If you said this, we would understand your meaning, but we would know you were not a native English speaker.
Does anyone else have a really hard time hearing med? I keep hearing min and thinking they are travelling specifically on their bike.
You will get used to get it right, just because of the meaning of the sentences. When I started, I made a lot of mistakes, and I would continue making them if I had to rely on what I hear. The context lets you guess what is right.
"I will ride my motorbike to the shop." is the translation i got. Where does "my" come into play ?
Well I want to safari on foot to the mailbox to see if the mailman has delivered anything and then trek back to the house.
i wrote: "I will go with motorcycle to the shop". It wasn't accepted because of the article "A". Please correct me if i'm wrong but shouldn't there be "Jeg vil reise med EN motorsykkel til butikken" if i need to add the "a" before motorcycle? thanks
It wasn't accepted because that's not proper English. You could say "go ON a motorcycle" (with the article "a") or "go BY motorcycle" (no article).
Frustrating... to my ears the TTS sounded like “Ja, vi reiser med...” Should have used the word bank instead!

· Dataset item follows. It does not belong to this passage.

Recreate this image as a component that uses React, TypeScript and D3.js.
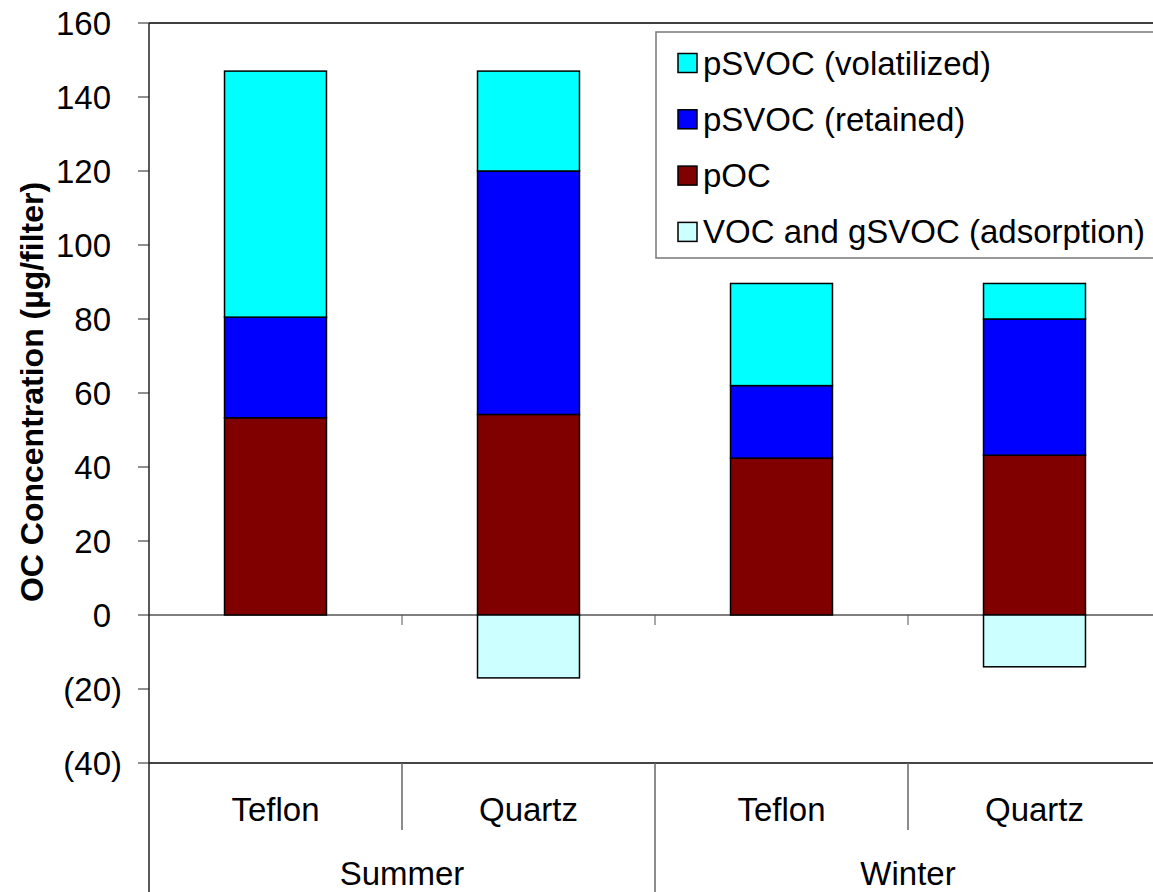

I don't know whether you are or not an English native speaker, but if you are you would be particularly able to pick the differences between long and short vowel. 'Ja', in Norwegian is super short, almost sharp. My mother, (she is Norwegian) keeps mocking me , telling me that I sound like German on some words when I do not emphasise the long vowels
Ride a motorcycle is the most common
ride a horse ride a bike by train by car on foot
I used to have trouble spelling butikken. But now I remember I am not buying a butt at the butikken. ;)
why is "I want to travel with motorcycle to the store" not accepted?